Getting Supplemental Security Income (SSI) in New Jersey can be a relief to those who are disabled, blind and 65 and older with resource and income limitations. Still, getting the benefits will not automatically clear a person's financial worries so they no longer need to think about making ends meet. Part of life is unexpected expenses. If there are costs that must be paid and SSI-related benefits do not provide enough to cover them, it might be necessary to secure a loan. However, people are frequently frightened by how a loan will affect their SSI benefits. Understanding the law for this issue is imperative.
When receiving something from another person and agreeing to repay them at another time, it is considered a loan. This can be done with a financial institution, of course. But, it can also be done with a friend, relative or someone who the person does not know more than as an acquaintance. The agreement can be written or oral. To be considered a loan though, it must be enforceable based on state law.
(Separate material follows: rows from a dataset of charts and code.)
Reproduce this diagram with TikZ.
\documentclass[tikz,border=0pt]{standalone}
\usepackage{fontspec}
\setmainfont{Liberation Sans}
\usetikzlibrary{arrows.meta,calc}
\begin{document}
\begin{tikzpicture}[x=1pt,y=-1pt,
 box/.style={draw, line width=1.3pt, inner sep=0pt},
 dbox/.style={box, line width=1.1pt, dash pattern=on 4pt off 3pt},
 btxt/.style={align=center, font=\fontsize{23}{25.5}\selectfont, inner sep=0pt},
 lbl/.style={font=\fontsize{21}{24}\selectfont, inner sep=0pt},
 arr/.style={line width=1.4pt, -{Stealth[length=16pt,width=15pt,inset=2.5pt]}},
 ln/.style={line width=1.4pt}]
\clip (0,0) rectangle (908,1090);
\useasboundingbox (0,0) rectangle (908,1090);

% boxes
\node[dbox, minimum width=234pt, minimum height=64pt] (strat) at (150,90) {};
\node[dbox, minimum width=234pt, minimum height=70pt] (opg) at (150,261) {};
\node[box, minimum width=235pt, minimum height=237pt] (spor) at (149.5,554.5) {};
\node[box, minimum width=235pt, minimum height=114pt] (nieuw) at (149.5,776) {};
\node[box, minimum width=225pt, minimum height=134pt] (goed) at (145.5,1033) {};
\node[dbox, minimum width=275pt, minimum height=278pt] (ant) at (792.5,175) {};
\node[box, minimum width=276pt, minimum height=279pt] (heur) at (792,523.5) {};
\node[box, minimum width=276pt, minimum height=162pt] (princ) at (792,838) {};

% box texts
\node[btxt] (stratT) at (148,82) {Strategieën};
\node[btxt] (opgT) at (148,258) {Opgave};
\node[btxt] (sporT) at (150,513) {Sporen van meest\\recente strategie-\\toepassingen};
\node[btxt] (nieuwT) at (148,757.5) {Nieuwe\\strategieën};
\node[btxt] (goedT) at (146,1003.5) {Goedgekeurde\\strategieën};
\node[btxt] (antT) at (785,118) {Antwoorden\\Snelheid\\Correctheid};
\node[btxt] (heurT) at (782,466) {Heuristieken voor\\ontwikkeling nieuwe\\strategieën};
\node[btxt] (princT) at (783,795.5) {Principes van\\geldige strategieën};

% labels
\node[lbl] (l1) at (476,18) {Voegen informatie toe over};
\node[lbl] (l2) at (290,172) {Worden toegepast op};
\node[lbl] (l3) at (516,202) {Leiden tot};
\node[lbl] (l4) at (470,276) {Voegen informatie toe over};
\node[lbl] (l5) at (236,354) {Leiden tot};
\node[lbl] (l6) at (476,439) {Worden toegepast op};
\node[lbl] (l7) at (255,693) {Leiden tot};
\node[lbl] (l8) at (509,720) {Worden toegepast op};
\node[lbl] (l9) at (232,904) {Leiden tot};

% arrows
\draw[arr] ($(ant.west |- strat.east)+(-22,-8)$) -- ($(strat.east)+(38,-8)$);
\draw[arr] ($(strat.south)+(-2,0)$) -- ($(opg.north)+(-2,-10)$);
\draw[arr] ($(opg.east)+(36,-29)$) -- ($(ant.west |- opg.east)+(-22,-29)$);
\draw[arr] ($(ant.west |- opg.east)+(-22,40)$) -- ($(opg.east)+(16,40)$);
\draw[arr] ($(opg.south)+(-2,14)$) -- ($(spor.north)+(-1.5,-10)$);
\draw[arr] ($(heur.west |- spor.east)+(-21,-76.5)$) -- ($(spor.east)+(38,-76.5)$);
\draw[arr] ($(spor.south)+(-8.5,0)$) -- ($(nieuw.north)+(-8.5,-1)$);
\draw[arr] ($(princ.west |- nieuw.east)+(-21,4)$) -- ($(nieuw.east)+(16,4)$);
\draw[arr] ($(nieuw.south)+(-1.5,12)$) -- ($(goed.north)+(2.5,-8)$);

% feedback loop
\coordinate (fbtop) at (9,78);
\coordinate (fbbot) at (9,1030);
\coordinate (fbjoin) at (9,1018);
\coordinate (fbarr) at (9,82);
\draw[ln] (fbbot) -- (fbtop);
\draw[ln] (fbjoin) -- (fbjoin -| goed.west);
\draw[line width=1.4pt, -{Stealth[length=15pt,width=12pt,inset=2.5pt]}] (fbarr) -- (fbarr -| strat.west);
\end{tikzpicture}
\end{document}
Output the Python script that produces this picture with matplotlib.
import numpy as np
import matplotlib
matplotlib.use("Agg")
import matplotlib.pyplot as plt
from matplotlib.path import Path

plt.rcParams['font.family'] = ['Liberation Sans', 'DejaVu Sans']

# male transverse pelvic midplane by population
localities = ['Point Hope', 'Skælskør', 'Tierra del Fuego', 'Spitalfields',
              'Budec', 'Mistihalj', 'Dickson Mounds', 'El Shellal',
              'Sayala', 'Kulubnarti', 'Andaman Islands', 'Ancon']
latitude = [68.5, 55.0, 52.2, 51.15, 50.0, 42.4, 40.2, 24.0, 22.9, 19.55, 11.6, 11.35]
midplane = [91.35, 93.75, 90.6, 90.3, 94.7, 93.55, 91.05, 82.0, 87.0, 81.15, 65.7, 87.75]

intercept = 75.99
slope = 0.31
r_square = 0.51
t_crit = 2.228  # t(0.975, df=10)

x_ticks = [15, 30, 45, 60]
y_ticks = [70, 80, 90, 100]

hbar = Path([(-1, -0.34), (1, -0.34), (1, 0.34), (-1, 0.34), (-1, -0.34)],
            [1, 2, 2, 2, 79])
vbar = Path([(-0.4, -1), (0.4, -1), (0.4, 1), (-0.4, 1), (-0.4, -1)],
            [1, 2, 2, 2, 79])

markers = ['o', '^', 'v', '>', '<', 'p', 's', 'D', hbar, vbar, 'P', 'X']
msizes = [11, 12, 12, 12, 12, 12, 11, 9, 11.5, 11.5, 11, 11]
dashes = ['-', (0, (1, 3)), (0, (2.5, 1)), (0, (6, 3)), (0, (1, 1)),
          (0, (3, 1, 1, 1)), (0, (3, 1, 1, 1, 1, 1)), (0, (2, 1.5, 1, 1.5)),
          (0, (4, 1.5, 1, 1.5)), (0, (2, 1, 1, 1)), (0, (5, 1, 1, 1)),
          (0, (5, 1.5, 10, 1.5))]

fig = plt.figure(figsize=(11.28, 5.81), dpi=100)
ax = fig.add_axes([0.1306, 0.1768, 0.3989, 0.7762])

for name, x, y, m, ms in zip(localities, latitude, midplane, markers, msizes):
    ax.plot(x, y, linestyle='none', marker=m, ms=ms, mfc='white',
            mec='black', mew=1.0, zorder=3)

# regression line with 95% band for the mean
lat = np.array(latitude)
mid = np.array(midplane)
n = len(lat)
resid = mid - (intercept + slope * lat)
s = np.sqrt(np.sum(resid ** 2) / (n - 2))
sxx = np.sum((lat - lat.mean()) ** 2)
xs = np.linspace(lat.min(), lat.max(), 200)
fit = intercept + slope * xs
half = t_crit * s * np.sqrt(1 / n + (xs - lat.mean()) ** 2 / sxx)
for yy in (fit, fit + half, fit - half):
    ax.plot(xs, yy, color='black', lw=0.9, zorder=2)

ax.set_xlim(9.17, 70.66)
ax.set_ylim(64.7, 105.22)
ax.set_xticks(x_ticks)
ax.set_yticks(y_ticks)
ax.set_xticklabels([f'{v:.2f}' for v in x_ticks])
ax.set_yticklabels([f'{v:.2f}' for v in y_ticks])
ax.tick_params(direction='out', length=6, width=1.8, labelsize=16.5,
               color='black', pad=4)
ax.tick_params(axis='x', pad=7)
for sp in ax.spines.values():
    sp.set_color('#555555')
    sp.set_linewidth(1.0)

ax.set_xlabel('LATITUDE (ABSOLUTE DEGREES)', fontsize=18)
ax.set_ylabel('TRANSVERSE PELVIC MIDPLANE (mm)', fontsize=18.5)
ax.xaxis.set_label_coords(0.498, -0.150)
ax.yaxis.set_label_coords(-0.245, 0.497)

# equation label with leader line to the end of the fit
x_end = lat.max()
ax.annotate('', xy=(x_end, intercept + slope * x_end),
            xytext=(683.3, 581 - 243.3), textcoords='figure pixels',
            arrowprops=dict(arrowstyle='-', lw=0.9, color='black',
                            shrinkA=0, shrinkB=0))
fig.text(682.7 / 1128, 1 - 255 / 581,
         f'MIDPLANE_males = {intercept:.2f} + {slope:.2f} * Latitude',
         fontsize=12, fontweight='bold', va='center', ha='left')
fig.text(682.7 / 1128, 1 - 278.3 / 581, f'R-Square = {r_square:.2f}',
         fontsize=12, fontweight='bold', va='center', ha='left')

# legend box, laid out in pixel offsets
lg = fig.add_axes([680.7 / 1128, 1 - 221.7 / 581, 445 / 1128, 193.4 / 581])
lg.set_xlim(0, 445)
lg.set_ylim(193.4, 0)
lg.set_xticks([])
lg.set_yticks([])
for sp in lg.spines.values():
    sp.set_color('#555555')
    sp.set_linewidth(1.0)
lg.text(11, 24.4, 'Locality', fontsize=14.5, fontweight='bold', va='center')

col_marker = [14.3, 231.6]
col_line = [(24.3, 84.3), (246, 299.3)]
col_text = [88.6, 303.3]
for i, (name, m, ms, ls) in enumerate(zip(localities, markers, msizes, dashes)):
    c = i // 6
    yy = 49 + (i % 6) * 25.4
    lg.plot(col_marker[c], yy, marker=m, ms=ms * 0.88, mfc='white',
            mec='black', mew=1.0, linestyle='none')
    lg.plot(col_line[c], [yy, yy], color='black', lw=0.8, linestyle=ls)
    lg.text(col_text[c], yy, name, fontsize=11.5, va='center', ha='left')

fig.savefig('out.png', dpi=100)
A loan does not necessarily need to be limited to money. It can also include food, shelter or items related to shelter. For people who take out a loan, it is imperative to understand how it affects SSI-related benefits. When a valid loan is taken, its value or the item that was received will not be considered income and will not affect SSI. Though, if the person borrows funds and it is not spent in the month it was taken, it will count as part of the $2,000 resource limit for individuals and $3,000 for a couple in the subsequent month.
If a person is getting SSI and lends money to another person, the money owed might be a countable resource and also affect SSI. If there is interest on a loan to someone else, then the loan agreement will be viewed as a resource by the Social Security Administration and the interest will not be income. Understanding how loans can be calculated with SSI benefits is just part of the entire process of getting these benefits.